HathiTrust/Summon Deal Increases Search Access to In-Copyright Works
By Josh Hadro Mar 28, 2011With the Google Books corpus on hold, many have turned their attention to other possible venues of research access for students and scholars, including the HathiTrust digital archive. Initially built upon a foundation of Google book scans, HathiTrust (based at the University of Michigan, Ann Arbor) has grown to encompass more than eight million volumes from a variety of sources. Now, a partnership with Serials Solutions (a ProQuest business unit) presents a new option for academic libraries seeking to give researchers an entre into a massive collection of research.
The Summon integration is set to go live this summer, and will allow subscribing institutions to link their print holdings to the heavy-duty search indexing that's been done by the HathiTrust for works in its collection. Asked how tight the integration between the two would be, Michael Gersch, ProQuest Senior Vice President and General Manager, Serials Solutions, told LJ a Hathi-enabled Summon setup "will search the full text of HathiTrust volumes and point users to the correct place for their institution. That could be a book on the shelf, an ebook through a vendor such as ebrary, or an open access source (freely available in the case of public domain works) version such as Hathi itself or Project Gutenberg."

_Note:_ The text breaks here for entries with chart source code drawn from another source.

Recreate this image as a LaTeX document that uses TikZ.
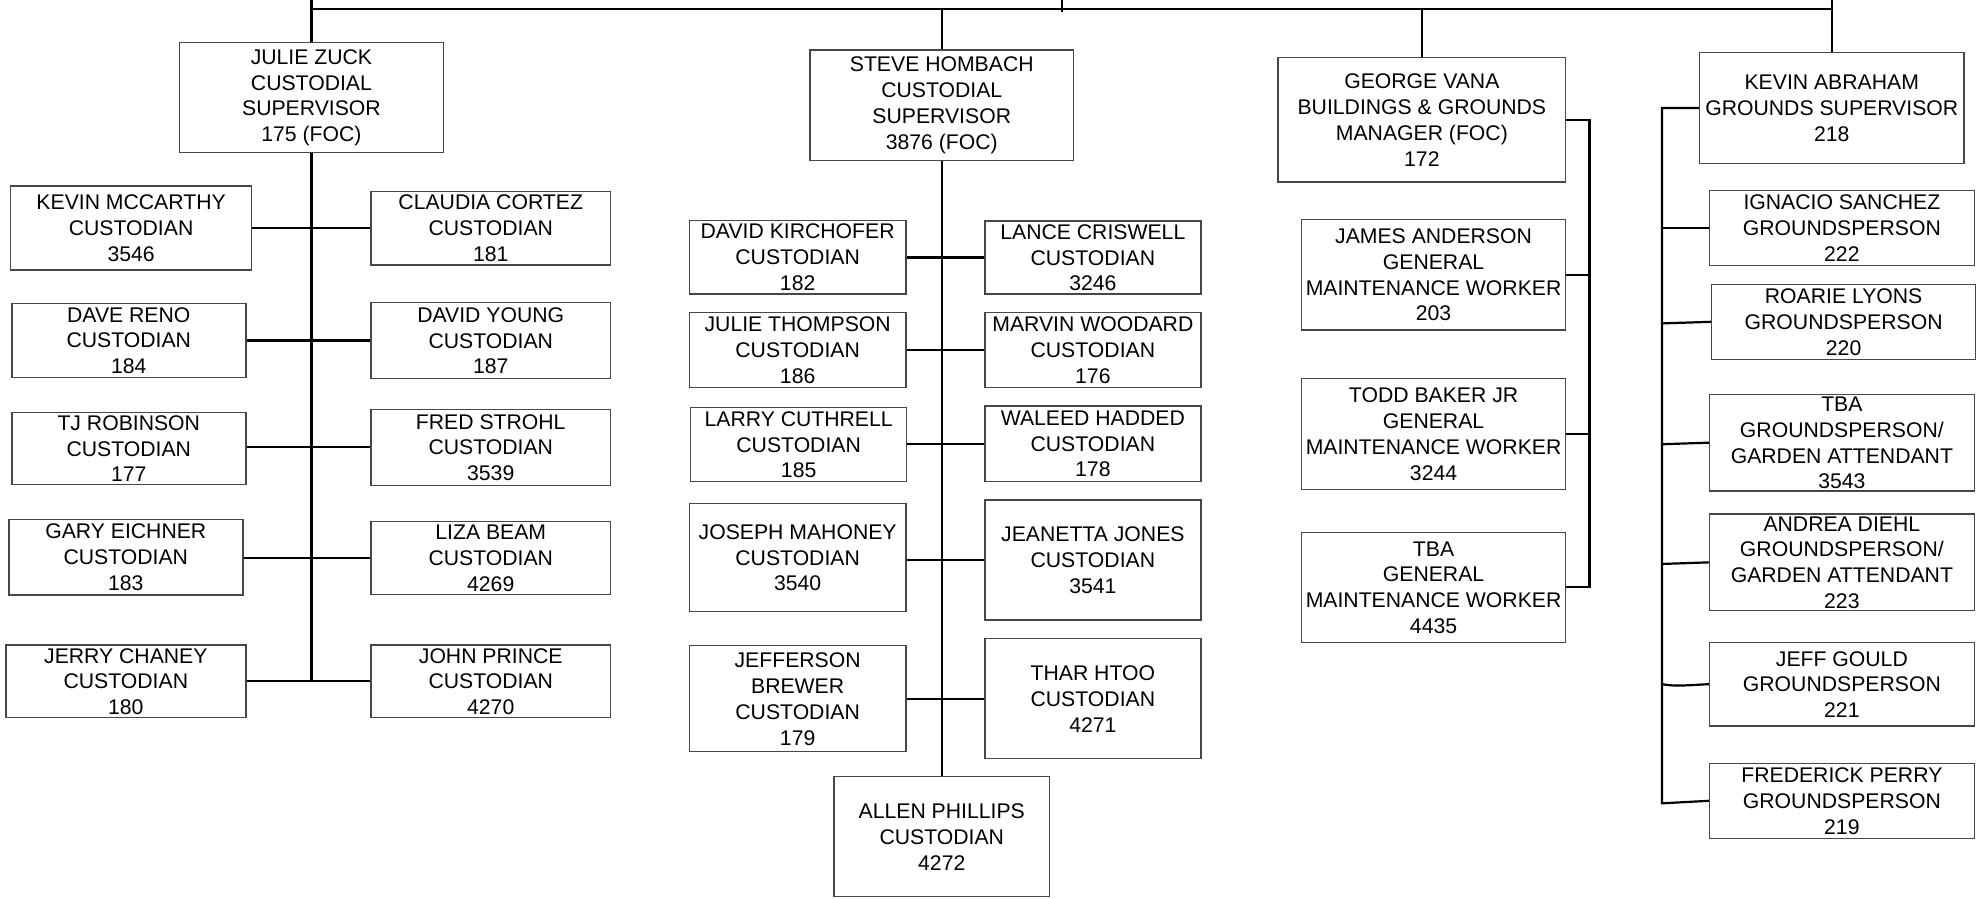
\documentclass[tikz,border=0pt]{standalone}
\usepackage{fontspec}
\setmainfont{Liberation Sans}
\usetikzlibrary{calc}
\newcommand\orgbox[6]{%
  \pgfmathsetmacro\bxw{#4-#2}\pgfmathsetmacro\bxh{#5-#3}%
  \pgfmathsetmacro\bxx{(#2+#4)/2}\pgfmathsetmacro\bxy{(#3+#5)/2}%
  \node[bx, minimum width=\bxw pt, minimum height=\bxh pt] (#1) at (\bxx,\bxy) {};
  \node[txt] at ($(#1.center)+(0,0.3)$) {#6};}
\begin{document}
\begin{tikzpicture}[x=1pt,y=-1pt,
  bx/.style={draw=black!72, line width=1.4pt, rectangle, inner sep=0pt, fill=none},
  txt/.style={align=center, inner sep=0pt, font=\fontsize{21.2}{25.8}\selectfont},
  conn/.style={draw=black, line width=2.2pt}]
\useasboundingbox (0,0) rectangle (1980,898);
% ---- boxes: Julie Zuck group
\orgbox{jz}{179.7}{42.3}{443.2}{152.7}{JULIE ZUCK\\CUSTODIAL\\SUPERVISOR\\175 (FOC)}
\orgbox{kmc}{10.5}{186}{251.7}{270}{KEVIN MCCARTHY\\CUSTODIAN\\3546}
\orgbox{cc}{370.8}{191.3}{610.7}{265}{CLAUDIA CORTEZ\\CUSTODIAN\\181}
\orgbox{dr}{11.8}{303.3}{245.8}{377.3}{DAVE RENO\\CUSTODIAN\\184}
\orgbox{dy}{370.8}{302.7}{610.7}{378.3}{DAVID YOUNG\\CUSTODIAN\\187}
\orgbox{tj}{11.8}{412.3}{245.8}{484.3}{TJ ROBINSON\\CUSTODIAN\\177}
\orgbox{fs}{370.8}{409.3}{610.7}{485.3}{FRED STROHL\\CUSTODIAN\\3539}
\orgbox{ge}{8.8}{519.3}{242.8}{595}{GARY EICHNER\\CUSTODIAN\\183}
\orgbox{lb}{370.8}{521.3}{610.7}{594.3}{LIZA BEAM\\CUSTODIAN\\4269}
\orgbox{jc}{5.9}{645}{245.8}{717.7}{JERRY CHANEY\\CUSTODIAN\\180}
\orgbox{jp}{370.8}{645}{610.7}{717.7}{JOHN PRINCE\\CUSTODIAN\\4270}
% ---- Steve Hombach group
\orgbox{sh}{809.8}{50}{1073.7}{160.3}{STEVE HOMBACH\\CUSTODIAL\\SUPERVISOR\\3876 (FOC)}
\orgbox{dk}{689.5}{220.3}{905.8}{294}{DAVID KIRCHOFER\\CUSTODIAN\\182}
\orgbox{lcr}{984.9}{221}{1200.8}{294}{LANCE CRISWELL\\CUSTODIAN\\3246}
\orgbox{jt}{689.5}{312.3}{905.8}{387.7}{JULIE THOMPSON\\CUSTODIAN\\186}
\orgbox{mw}{984.9}{312.3}{1200.8}{387.7}{MARVIN WOODARD\\CUSTODIAN\\176}
\orgbox{lcu}{690.7}{407.3}{906.6}{481.7}{LARRY CUTHRELL\\CUSTODIAN\\185}
\orgbox{wh}{984.9}{406}{1200.8}{481.3}{WALEED HADDED\\CUSTODIAN\\178}
\orgbox{jm}{689.5}{503.3}{905.8}{611.7}{JOSEPH MAHONEY\\CUSTODIAN\\3540}
\orgbox{jj}{984.9}{500}{1200.8}{620}{JEANETTA JONES\\CUSTODIAN\\3541}
\orgbox{jb}{689.5}{645.7}{905.8}{751.7}{JEFFERSON\\BREWER\\CUSTODIAN\\179}
\orgbox{th}{984.9}{638.7}{1200.8}{758.7}{THAR HTOO\\CUSTODIAN\\4271}
\orgbox{ap}{833.8}{776.7}{1049.7}{896.7}{ALLEN PHILLIPS\\CUSTODIAN\\4272}
% ---- George Vana group
\orgbox{gv}{1278}{57.7}{1565.7}{182}{GEORGE VANA\\BUILDINGS \& GROUNDS\\MANAGER (FOC)\\172}
\orgbox{ja}{1301.4}{219.3}{1565.7}{330}{JAMES ANDERSON\\GENERAL\\MAINTENANCE WORKER\\203}
\orgbox{tb}{1301.4}{378.3}{1565.7}{489.3}{TODD BAKER JR\\GENERAL\\MAINTENANCE WORKER\\3244}
\orgbox{tbg}{1301.4}{532.3}{1565.7}{642.3}{TBA\\GENERAL\\MAINTENANCE WORKER\\4435}
% ---- Kevin Abraham group
\orgbox{ka}{1699.6}{52.7}{1963.9}{163.3}{KEVIN ABRAHAM\\GROUNDS SUPERVISOR\\218}
\orgbox{is}{1709.5}{190.7}{1974.2}{265.3}{IGNACIO SANCHEZ\\GROUNDSPERSON\\222}
\orgbox{rl}{1711.7}{284.3}{1975.5}{359.3}{ROARIE LYONS\\GROUNDSPERSON\\220}
\orgbox{tga}{1709.5}{394.3}{1974.2}{491}{TBA\\GROUNDSPERSON/\\GARDEN ATTENDANT\\3543}
\orgbox{ad}{1709.5}{514}{1974.2}{610.7}{ANDREA DIEHL\\GROUNDSPERSON/\\GARDEN ATTENDANT\\223}
\orgbox{jg}{1709.5}{642.3}{1974.2}{726}{JEFF GOULD\\GROUNDSPERSON\\221}
\orgbox{fp}{1709.5}{763.3}{1974.2}{838.3}{FREDERICK PERRY\\GROUNDSPERSON\\219}
% ---- named free ends
\coordinate (top) at (0,0);
\coordinate (bar) at (0,9.3);
\coordinate (tick) at (1062,0);
\coordinate (gbus) at (1589.4,0);
\coordinate (kbus) at (1662,0);
% ---- top bar
\draw[conn] (jz.north |- bar) -- (ka.north |- bar);
\draw[conn] (jz.north) -- (jz.north |- top);
\draw[conn] (ka.north) -- (ka.north |- top);
\draw[conn] (sh.north) -- (sh.north |- bar);
\draw[conn] (gv.north) -- (gv.north |- bar);
\draw[conn] (tick) -- ++(0,11.7);
% ---- Julie Zuck trunk
\draw[conn] (jz.south) -- (jz.south |- jc.east);
\foreach \a/\b in {kmc/cc, dr/dy, tj/fs, ge/lb, jc/jp}
  \draw[conn] (\a.east |- \b.west) -- (\b.west);
% ---- Steve Hombach trunk
\draw[conn] (sh.south) -- (ap.north);
\foreach \a/\b in {dk/lcr, jt/mw, lcu/wh, jm/jj, jb/th}
  \draw[conn] (\a.east |- \b.west) -- (\b.west);
% ---- George Vana bus
\draw[conn] (gv.east) -- (gv.east -| gbus) -- (gbus |- tbg.east) -- (tbg.east);
\draw[conn] (ja.east) -- (ja.east -| gbus);
\draw[conn] (tb.east) -- (tb.east -| gbus);
% ---- Kevin Abraham bus
\draw[conn] (ka.west) -- (ka.west -| kbus) -- ($(kbus |- fp.west)+(0,2.5)$) -- (fp.west);
\draw[conn] (kbus |- is.west) -- (is.west);
\draw[conn] ($(kbus |- rl.west)+(0,1.6)$) -- (rl.west);
\draw[conn] ($(kbus |- tga.west)+(0,1.6)$) -- (tga.west);
\draw[conn] ($(kbus |- ad.west)+(0,1.6)$) -- (ad.west);
\draw[conn] (kbus |- jg.west) .. controls +(12,2.5) and +(-20,1) .. (jg.west);
\end{tikzpicture}
\end{document}
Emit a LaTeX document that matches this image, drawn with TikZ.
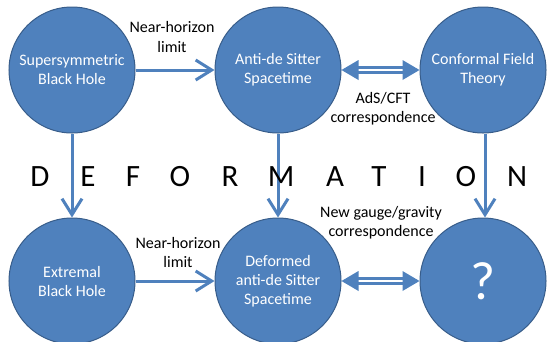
\documentclass[tikz,border=0pt]{standalone}
\usepackage{fontspec}
\setmainfont{Carlito}
\usetikzlibrary{arrows.meta,calc}
\definecolor{cfill}{HTML}{4F81BD}
\definecolor{cedge}{HTML}{385D8A}
\tikzset{
 bub/.style={circle, fill=cfill, draw=cedge, line width=1bp, minimum size=126bp, inner sep=0pt, text=white, align=center, font=\fontsize{16bp}{19bp}\selectfont},
 lab/.style={align=center, font=\fontsize{16bp}{19.5bp}\selectfont, inner sep=0pt},
 arr/.style={draw=cfill, line width=3bp, -{Straight Barb[length=16bp,width=20bp]}},
 dbl/.style={draw=cfill, double=white, double distance=2.8bp, line width=3bp},
 head/.style={fill=cfill},
 letter/.style={font=\fontsize{31bp}{31bp}\selectfont, inner sep=0pt, anchor=base}
}
\begin{document}
\begin{tikzpicture}[x=1bp,y=-1bp]
\useasboundingbox (0,0) rectangle (547,341);
\clip (0,0) rectangle (547,341);
\node[bub] (c1) at (72,70) {Supersymmetric\\Black Hole};
\node[bub] (c2) at (278,70) {Anti-de Sitter\\Spacetime};
\node[bub] (c3) at (483,70) {Conformal Field\\Theory};
\node[bub] (c4) at (72,281) {Extremal\\Black Hole};
\node[bub] (c5) at (278,281) {Deformed\\anti-de Sitter\\Spacetime};
\node[bub, font=\fontsize{54bp}{54bp}\selectfont] (c6) at (483,281) {?};
% horizontal arrows
\draw[arr] (c1) -- (c2);
\draw[arr] (c4) -- (c5);
% vertical arrows
\draw[arr] (c1) -- (c4);
\draw[arr] (c2) -- (c5);
\draw[arr] ([xshift=2bp]c3.south) -- ([xshift=2bp]c6.north);
% double arrows
\foreach \a/\b in {c2/c3,c5/c6}{
  \draw[dbl] ($(\a.east)+(16,0)$) -- ($(\b.west)+(-16,0)$);
  \fill[head] (\a.east) -- ++(17,-10) -- ++(0,20) -- cycle;
  \fill[head] (\b.west) -- ++(-17,-10) -- ++(0,20) -- cycle;
}
% labels
\node[lab] (l1) at (172,37) {Near-horizon\\limit};
\node[lab] (l2) at (383,108.5) {AdS/CFT\\correspondence};
\node[lab] (l3) at (381,222.5) {New gauge/gravity\\correspondence};
\node[lab] (l4) at (178,252.5) {Near-horizon\\limit};
% DEFORMATION
\foreach \l/\x [count=\i] in {D/40,E/88,F/133,O/180,R/230,M/281,A/335,T/379,I/422,O/466,N/517}
  \node[letter] (dl\i) at (\x,186) {\l};
\end{tikzpicture}
\end{document}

The HathiTrust corpus is already searchable via two interfaces, including a WorldCat prototype built by OCLC, and the native HathiTrust interface, slated to be upgraded this summer as well. With a Summon implementation, librarians can also choose to include the entire HathiTrust search index, or just the public domain materials.
Orphan work access
Most recently published works are already featured on digital platforms, and many have struck agreements with search providers like Serials Solutions to bolster search access through other commercial search interfaces. Public domain titles, by contrast, are already searchable and viewable in full-text via the Google Books interface, among others. One of the long-missing pieces of the puzzle, however, has been deep search access to the class of materials known as orphan works—titles out of print but still under copyright.
As John Wilkin, executive director of HathiTrust and associate university librarian at the University of Michigan, told LJ, "orphan works have certainly been the major topic of conversation in the aftermath of the failure of the settlement." However, while acknowledged as a primary concern, the full extent of the orphan works issue is itself only partially understood.
During the course of the settlement fairness hearings, Google reps have described orphan works as little more than "a phrase used as a political football," while former R.R. Bowker president Michael Cairns suggested in September 2009 that the total number of U.S. orphan works was on the order of 580,000. However, Wilkin believes most estimates so far have been too conservative. In a recently published report titled "Bibliographic Indeterminacy and the Scale of Problems and Opportunities of 'Rights' in Digital Collection Building," he sets out in to revise the best orphan works estimate based on data from the HathiTrust collection and the IMLS-funded copyright sleuthing efforts at the University of Michigan.
Noting that his initial paper is only a foray, Wilkin said, "I put some hypotheses out there to be tested, and found that of the entire corpus of published [world] literature, 50% of them are orphans." That 50% is based on a series of estimations, proposing that roughly 12.6% of orphan works were published between 1923-1963, 13.6% from 1964-1977, and 23.8% from 1978 and after.
Wilkin, cautioned, however, that "the numbers add up, but whether they're real or not depends entirely on analysis that nobody has done." Still, Wilkin believes there to be more than 2.5 million orphan works among the archive's current holdings and that the proportion of orphan works is likely to far outstrip the amount of public domain material in the archive, currently around 2.2 million items, or 26% of the collection, as more in-copyright works are scanned and indexed. If the true number of orphan works is anywhere near Wilkin's estimate, that's likely to make increased access to those works an even higher priority for librarians, as the likelihood of a licensable orphan works database evaporates with the Google settlement.